### EXERCISE INSTRUCTIONS:
In the records below, find the line that contains "Write a Python" and the line that contains "7, 8, 9, 10]". Set down exactly those lines and every line between them, and nothing more.

### LISTED RECORDS:
* BEGIN *

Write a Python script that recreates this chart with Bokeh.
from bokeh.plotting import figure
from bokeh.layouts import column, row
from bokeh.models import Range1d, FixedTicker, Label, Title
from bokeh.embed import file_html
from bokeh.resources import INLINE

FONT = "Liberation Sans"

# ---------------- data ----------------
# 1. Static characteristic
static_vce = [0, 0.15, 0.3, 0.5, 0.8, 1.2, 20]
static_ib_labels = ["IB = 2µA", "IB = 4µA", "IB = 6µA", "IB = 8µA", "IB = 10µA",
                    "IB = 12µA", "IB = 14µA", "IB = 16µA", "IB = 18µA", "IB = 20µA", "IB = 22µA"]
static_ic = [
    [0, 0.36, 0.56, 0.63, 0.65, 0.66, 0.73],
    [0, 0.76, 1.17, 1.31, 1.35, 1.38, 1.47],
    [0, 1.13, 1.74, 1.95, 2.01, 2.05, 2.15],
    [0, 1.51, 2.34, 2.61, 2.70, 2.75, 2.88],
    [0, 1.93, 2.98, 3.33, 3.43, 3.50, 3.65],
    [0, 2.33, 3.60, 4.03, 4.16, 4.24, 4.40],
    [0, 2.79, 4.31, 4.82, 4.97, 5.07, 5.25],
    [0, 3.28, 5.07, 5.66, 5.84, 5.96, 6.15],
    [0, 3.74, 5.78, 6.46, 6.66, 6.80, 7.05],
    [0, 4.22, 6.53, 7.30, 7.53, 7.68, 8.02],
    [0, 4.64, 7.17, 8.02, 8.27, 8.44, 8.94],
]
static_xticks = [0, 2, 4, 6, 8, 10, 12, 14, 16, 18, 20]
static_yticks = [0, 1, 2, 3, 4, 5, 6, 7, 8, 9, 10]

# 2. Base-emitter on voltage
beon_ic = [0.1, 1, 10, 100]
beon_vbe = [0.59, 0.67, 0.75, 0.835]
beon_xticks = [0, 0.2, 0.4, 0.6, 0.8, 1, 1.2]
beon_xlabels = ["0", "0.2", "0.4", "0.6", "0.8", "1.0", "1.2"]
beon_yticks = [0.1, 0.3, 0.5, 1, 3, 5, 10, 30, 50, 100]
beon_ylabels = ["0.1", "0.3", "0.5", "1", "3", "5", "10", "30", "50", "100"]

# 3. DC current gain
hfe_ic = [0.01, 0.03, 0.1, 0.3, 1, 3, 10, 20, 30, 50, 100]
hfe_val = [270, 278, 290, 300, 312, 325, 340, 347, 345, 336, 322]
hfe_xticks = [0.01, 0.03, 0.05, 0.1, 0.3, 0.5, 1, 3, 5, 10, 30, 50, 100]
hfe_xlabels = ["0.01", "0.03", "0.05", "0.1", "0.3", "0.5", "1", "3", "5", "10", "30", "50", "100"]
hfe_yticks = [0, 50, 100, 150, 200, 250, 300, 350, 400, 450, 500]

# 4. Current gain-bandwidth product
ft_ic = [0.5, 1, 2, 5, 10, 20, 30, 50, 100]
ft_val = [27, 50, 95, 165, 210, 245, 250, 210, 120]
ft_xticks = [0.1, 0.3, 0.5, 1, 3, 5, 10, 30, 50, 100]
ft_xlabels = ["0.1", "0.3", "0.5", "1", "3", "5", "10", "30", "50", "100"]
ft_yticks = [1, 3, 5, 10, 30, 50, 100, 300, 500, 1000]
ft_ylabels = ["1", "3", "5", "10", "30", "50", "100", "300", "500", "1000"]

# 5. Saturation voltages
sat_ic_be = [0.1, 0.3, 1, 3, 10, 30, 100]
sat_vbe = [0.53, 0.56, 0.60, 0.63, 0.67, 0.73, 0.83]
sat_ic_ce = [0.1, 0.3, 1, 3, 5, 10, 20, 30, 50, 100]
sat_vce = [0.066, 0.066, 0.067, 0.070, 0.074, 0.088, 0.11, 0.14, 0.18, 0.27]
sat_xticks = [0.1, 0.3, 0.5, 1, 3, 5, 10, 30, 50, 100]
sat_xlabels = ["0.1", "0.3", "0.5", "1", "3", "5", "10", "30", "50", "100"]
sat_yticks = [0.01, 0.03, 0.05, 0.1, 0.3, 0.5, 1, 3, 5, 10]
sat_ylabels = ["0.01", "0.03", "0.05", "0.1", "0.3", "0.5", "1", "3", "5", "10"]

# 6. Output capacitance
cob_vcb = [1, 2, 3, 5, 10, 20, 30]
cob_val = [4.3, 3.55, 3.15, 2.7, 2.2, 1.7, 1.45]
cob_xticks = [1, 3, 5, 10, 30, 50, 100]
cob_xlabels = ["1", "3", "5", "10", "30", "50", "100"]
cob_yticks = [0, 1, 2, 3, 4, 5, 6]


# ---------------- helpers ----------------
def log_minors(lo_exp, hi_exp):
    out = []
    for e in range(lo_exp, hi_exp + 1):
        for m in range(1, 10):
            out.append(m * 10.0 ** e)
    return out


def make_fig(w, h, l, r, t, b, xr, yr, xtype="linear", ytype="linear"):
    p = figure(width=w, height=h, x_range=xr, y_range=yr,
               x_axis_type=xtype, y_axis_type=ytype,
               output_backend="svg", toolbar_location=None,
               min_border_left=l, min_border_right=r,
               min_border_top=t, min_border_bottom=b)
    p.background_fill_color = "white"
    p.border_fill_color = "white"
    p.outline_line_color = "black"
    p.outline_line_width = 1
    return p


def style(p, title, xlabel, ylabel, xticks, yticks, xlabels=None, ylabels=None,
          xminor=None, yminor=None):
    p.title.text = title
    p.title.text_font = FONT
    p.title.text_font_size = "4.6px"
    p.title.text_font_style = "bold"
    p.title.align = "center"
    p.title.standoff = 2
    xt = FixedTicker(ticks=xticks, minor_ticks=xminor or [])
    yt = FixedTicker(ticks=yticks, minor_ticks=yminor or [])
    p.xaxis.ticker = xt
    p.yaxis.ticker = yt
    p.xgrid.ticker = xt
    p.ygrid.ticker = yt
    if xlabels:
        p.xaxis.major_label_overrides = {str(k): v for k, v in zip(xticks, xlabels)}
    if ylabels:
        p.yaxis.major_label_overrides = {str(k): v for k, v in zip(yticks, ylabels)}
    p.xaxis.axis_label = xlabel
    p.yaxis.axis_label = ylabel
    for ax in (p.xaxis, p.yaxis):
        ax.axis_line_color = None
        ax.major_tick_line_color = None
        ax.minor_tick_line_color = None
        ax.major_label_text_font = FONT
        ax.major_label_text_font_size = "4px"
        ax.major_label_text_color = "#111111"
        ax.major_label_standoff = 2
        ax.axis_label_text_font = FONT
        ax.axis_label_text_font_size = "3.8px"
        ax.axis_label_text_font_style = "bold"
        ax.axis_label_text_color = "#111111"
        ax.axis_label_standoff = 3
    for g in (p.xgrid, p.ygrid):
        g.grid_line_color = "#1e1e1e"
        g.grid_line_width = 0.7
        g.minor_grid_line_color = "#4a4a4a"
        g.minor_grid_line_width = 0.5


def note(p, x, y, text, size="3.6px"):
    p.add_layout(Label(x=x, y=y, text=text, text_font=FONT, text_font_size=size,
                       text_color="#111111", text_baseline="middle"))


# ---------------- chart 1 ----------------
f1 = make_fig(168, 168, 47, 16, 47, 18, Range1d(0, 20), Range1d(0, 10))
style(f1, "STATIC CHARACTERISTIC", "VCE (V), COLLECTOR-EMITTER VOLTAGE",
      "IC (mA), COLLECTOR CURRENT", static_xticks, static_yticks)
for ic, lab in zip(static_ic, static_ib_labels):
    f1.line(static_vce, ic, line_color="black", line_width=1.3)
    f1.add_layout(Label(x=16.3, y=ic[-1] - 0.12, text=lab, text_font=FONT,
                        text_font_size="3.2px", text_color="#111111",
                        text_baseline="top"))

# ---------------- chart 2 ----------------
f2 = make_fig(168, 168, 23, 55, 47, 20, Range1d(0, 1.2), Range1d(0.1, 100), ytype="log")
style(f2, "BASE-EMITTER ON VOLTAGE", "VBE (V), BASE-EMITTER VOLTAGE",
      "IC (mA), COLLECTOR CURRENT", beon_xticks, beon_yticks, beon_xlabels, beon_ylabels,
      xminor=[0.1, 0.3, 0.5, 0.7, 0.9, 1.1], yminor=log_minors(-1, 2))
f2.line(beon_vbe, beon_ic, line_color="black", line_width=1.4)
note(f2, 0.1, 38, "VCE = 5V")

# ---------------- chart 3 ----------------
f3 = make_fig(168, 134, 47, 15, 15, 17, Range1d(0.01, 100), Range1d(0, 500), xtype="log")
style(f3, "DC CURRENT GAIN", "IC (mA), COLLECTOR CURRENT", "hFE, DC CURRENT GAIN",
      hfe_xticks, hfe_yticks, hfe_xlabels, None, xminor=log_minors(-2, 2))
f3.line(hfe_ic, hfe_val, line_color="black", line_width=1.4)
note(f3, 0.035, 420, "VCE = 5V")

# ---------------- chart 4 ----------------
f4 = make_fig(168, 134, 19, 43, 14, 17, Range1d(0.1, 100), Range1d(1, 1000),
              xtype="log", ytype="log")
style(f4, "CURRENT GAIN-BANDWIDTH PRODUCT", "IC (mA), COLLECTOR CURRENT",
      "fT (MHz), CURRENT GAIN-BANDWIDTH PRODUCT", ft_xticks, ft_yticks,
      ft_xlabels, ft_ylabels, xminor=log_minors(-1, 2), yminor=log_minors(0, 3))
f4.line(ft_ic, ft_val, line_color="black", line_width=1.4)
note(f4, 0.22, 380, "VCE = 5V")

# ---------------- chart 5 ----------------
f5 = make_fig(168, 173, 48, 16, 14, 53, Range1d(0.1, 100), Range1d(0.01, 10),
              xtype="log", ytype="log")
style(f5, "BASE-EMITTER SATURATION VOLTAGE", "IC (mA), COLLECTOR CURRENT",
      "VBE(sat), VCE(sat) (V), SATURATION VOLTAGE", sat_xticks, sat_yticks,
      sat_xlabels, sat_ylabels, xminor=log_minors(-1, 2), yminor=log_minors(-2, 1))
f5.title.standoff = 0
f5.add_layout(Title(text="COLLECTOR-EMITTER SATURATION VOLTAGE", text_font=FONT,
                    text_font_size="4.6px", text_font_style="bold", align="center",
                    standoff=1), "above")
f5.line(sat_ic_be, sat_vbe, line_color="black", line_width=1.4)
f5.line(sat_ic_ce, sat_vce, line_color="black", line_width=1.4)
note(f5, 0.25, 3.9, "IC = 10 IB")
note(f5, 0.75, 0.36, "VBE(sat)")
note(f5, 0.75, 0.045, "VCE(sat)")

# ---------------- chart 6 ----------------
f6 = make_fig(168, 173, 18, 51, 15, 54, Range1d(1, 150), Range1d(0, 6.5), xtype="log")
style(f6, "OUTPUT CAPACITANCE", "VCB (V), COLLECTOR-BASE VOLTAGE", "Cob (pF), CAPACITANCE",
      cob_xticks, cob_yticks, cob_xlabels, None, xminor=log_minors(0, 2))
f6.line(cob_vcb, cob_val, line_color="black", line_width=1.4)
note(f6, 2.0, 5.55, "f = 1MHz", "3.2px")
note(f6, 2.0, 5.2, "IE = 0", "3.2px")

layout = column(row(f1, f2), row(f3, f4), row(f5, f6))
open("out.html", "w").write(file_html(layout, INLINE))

* END *
* BEGIN *

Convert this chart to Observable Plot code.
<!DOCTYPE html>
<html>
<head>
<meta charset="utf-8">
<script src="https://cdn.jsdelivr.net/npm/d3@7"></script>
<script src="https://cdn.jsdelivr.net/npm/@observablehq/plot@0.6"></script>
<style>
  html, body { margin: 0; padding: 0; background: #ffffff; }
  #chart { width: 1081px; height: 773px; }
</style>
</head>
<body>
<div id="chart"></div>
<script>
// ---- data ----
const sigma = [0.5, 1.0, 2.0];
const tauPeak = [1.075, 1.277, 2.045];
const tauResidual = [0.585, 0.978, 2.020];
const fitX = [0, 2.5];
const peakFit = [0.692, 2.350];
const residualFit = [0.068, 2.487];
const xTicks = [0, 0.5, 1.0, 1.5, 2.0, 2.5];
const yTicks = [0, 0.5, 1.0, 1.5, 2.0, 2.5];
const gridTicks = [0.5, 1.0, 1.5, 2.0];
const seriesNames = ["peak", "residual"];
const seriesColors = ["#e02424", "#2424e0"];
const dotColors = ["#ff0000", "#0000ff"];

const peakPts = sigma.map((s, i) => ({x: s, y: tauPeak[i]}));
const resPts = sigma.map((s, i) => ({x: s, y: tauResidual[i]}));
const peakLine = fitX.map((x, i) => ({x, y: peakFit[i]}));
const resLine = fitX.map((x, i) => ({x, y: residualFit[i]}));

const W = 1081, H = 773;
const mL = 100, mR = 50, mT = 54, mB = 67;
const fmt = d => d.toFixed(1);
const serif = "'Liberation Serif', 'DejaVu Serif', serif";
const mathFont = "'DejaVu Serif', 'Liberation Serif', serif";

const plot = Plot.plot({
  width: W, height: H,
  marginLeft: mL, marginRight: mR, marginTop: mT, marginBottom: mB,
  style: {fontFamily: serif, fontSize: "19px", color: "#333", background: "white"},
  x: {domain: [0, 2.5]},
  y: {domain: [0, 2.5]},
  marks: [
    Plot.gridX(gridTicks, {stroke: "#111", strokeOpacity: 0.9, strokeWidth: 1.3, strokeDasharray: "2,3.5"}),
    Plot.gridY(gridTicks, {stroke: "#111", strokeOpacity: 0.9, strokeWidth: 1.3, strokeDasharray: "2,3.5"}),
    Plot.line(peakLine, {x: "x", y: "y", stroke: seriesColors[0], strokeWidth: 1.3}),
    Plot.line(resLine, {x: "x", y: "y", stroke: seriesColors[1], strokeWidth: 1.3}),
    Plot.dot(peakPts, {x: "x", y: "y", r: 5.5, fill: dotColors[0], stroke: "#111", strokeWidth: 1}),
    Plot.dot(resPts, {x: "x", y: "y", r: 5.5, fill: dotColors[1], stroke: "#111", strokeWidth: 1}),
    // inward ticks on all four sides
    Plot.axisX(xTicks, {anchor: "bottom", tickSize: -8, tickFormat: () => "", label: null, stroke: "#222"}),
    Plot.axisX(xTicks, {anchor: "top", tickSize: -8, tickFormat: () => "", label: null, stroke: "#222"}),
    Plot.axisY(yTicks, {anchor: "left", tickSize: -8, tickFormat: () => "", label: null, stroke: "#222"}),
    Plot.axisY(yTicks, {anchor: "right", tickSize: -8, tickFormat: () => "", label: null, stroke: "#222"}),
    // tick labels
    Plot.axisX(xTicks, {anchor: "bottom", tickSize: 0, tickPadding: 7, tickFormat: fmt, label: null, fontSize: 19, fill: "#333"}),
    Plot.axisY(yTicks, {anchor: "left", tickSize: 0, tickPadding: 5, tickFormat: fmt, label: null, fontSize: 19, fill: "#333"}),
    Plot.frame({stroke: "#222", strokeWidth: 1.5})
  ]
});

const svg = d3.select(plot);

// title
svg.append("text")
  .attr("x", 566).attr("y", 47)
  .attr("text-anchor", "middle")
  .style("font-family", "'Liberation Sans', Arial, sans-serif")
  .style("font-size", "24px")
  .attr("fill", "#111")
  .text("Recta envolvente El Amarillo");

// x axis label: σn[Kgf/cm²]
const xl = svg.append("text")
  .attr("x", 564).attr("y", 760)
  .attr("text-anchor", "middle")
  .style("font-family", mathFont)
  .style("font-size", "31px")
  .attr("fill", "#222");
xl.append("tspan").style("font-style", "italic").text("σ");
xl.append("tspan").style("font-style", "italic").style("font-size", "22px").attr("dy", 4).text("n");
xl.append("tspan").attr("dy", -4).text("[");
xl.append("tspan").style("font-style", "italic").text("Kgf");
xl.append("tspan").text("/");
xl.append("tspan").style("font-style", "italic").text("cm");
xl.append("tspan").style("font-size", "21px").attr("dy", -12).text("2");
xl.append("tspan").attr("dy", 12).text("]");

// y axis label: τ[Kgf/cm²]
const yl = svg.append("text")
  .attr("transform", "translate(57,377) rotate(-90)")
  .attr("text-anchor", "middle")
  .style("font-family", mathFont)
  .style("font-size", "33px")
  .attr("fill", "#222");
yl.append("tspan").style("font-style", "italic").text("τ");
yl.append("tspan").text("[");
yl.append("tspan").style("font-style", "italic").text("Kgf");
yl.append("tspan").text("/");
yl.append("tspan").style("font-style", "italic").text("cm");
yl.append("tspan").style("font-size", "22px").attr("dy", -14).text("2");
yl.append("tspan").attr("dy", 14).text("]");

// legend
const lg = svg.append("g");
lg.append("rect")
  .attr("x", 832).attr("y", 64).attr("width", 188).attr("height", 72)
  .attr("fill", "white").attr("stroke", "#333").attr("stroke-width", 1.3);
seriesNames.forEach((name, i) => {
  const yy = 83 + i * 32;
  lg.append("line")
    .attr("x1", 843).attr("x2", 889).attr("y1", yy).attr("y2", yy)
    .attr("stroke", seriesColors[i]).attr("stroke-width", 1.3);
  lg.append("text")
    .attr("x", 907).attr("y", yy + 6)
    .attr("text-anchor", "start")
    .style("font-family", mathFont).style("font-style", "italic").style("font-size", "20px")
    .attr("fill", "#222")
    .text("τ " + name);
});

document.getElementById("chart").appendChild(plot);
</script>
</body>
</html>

* END *
* BEGIN *

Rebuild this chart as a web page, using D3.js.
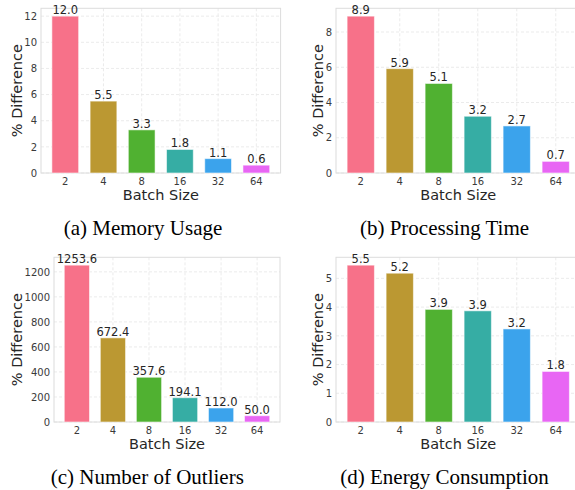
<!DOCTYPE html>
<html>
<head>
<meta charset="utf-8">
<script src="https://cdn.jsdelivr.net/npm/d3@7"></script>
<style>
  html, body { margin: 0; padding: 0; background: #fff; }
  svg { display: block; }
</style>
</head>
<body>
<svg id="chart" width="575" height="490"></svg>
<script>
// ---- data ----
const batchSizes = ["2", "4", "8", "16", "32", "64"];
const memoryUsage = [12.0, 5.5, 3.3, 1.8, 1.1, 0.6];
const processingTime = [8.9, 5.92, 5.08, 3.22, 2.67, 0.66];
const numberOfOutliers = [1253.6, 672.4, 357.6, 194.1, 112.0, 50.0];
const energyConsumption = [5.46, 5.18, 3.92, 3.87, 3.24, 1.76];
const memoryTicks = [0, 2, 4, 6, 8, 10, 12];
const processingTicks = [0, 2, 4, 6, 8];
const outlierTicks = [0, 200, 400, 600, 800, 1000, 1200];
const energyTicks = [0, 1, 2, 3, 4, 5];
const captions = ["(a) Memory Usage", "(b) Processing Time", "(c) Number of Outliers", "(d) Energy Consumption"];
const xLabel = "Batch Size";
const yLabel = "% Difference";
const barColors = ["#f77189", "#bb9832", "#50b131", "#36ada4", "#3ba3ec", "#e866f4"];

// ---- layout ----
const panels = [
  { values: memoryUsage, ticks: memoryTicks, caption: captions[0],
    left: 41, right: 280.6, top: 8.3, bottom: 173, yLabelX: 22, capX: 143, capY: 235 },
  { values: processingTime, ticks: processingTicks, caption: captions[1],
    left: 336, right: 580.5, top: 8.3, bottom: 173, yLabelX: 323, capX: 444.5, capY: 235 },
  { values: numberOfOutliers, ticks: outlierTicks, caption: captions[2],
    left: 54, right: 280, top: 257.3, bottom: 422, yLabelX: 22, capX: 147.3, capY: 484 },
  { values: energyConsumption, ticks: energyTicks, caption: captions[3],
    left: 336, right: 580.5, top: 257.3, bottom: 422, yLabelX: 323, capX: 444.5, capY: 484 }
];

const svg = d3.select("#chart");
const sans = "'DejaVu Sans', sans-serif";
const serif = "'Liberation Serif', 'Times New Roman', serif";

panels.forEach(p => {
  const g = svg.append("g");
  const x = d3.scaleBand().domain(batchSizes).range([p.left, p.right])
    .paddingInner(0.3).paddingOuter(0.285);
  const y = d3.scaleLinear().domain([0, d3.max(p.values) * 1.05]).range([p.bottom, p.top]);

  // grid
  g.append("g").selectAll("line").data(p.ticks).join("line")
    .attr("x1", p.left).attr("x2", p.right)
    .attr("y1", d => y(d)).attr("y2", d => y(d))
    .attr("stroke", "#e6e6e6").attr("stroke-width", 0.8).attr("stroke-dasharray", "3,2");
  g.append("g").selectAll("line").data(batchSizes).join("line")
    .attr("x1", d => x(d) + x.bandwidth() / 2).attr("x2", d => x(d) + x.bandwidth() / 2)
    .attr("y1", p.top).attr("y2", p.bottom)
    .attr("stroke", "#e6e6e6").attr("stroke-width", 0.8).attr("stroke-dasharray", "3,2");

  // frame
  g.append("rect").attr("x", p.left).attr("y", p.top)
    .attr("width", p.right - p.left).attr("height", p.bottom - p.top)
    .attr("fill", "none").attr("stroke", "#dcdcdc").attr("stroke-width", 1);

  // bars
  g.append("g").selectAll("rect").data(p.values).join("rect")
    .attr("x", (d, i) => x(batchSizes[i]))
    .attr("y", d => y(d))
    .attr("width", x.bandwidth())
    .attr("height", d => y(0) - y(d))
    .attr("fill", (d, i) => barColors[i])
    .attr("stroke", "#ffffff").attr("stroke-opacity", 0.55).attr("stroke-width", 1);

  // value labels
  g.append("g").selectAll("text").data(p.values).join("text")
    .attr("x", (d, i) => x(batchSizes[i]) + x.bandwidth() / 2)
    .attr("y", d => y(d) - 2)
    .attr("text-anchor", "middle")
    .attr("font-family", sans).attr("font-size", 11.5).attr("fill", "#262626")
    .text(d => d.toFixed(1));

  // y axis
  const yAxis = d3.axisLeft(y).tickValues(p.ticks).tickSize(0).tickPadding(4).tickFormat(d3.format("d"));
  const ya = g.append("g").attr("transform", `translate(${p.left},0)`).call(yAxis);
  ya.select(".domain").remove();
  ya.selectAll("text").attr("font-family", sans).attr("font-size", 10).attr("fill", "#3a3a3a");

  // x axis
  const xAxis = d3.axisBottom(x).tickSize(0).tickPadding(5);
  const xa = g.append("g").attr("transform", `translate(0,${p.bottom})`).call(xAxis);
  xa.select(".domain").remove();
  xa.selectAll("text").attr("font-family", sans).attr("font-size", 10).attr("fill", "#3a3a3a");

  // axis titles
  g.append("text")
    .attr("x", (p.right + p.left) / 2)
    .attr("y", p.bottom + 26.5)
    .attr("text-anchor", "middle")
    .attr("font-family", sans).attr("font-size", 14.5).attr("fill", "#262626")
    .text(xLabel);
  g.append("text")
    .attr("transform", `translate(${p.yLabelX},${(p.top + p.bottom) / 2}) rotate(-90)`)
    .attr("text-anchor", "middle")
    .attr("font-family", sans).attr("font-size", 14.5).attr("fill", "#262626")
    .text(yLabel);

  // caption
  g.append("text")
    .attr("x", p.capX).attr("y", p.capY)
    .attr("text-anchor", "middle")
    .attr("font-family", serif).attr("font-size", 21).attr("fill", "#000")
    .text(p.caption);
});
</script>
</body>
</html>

* END *

### CORRECT ANSWER:
Write a Python script that recreates this chart with Bokeh.
from bokeh.plotting import figure
from bokeh.layouts import column, row
from bokeh.models import Range1d, FixedTicker, Label, Title
from bokeh.embed import file_html
from bokeh.resources import INLINE

FONT = "Liberation Sans"

# ---------------- data ----------------
# 1. Static characteristic
static_vce = [0, 0.15, 0.3, 0.5, 0.8, 1.2, 20]
static_ib_labels = ["IB = 2µA", "IB = 4µA", "IB = 6µA", "IB = 8µA", "IB = 10µA",
                    "IB = 12µA", "IB = 14µA", "IB = 16µA", "IB = 18µA", "IB = 20µA", "IB = 22µA"]
static_ic = [
    [0, 0.36, 0.56, 0.63, 0.65, 0.66, 0.73],
    [0, 0.76, 1.17, 1.31, 1.35, 1.38, 1.47],
    [0, 1.13, 1.74, 1.95, 2.01, 2.05, 2.15],
    [0, 1.51, 2.34, 2.61, 2.70, 2.75, 2.88],
    [0, 1.93, 2.98, 3.33, 3.43, 3.50, 3.65],
    [0, 2.33, 3.60, 4.03, 4.16, 4.24, 4.40],
    [0, 2.79, 4.31, 4.82, 4.97, 5.07, 5.25],
    [0, 3.28, 5.07, 5.66, 5.84, 5.96, 6.15],
    [0, 3.74, 5.78, 6.46, 6.66, 6.80, 7.05],
    [0, 4.22, 6.53, 7.30, 7.53, 7.68, 8.02],
    [0, 4.64, 7.17, 8.02, 8.27, 8.44, 8.94],
]
static_xticks = [0, 2, 4, 6, 8, 10, 12, 14, 16, 18, 20]
static_yticks = [0, 1, 2, 3, 4, 5, 6, 7, 8, 9, 10]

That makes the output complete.